There's nothing technically impossible about SUSTAIN - after all, the US already maintains a rocket fleet able to hurl tons upon tons of atom bombs around the globe on very short notice. A small re-entry vehicle with a squad of troops inside wouldn't be an impossible payload. Manned space missions, indeed, have already carried out far more complex feats. If you really desperately needed to carry out a SUSTAIN mission - to the point of being willing to crash-land and write off a space shuttle - you could do one right now, actually, though it does take NASA a long time to warm up a shuttle. A SUSTAIN ship would probably be more like an ICBM, able to stay at short notice for liftoff for long periods.

The tricky bit would be getting the spaceborne soldiers back again, of course. The SUSTAIN planners are full of wacky ideas for this, many of them involving pickup by some normal aircraft - although if you could get normal aircraft there, one might ask why you really need space troopers to begin with. It's even been suggested that a SUSTAIN lander might be able to take off again after the mission and fly away to safety - which would be a neat trick, even more so without a runway. More realistically, the idea's backers suggest that the troops would have to "hike out" afterwards, or perhaps simply accept that SUSTAIN missions were going to be one-way trips.
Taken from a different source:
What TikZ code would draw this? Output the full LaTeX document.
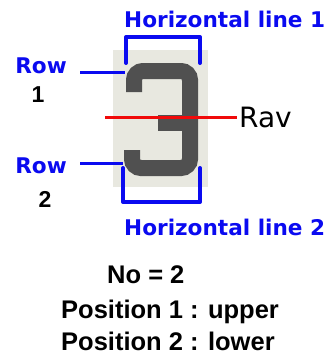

In fact, though, the really tough bit about SUSTAIN is trying to think of situations in which it would be useful in proportion to its cost - both in money and almost certainly in troops. That's why the idea has essentially gone nowhere.

But hey - the Times says there's been a "recent secret meeting" at the Pentagon, with engineers ordered to "draw up blueprints". Space troopers will fly "50 miles into space, far above hostile radar" within 11 years, seemingly. That's big news!

Except that the meeting wasn't secret. Nor was it recent: it took place last month, actually. Blueprints were called for, but not spacecraft blueprints, rather CONOPS ones - "Concept of Operations" in military speak. In other words, people went away to try and crack the really hard problem of SUSTAIN, which is thinking of a good reason to bother with it.

Just to round things off, radar can easily see 50 miles into space and often does. The point about being on a high suborbital trajectory is not to fly "above radar", but to fly above the atmosphere and so achieve huge speeds, long ranges and invulnerability to most kinds of weapon. (Enough height can also avoid airspace-violation disputes. However, you could get into international legal hot water for making military use of space, a theoretical no-no.)

The solution to this sort of thing? Well, always check with some solid, respectable news outfit like the Reg if you see a story like this on the less trustworthy parts of the internet or the dead-trees grid. Fringe outlets like the Times occasionally have some interesting stuff, we'd be the first to admit it, but you can't rely on them. ®

Bootnote

*Actually they'd probably have been elbowed aside by the various elites of the Special Operations Command until lately. However the Marines are now belatedly playing the SOCOM (Special Operations Command) game, after years of sneering at the whole idea, so they might be in with a chance these days. As it happens, along with all the ex-military test pilots, there is at least one NASA astronaut with experience as a special-warfare operator.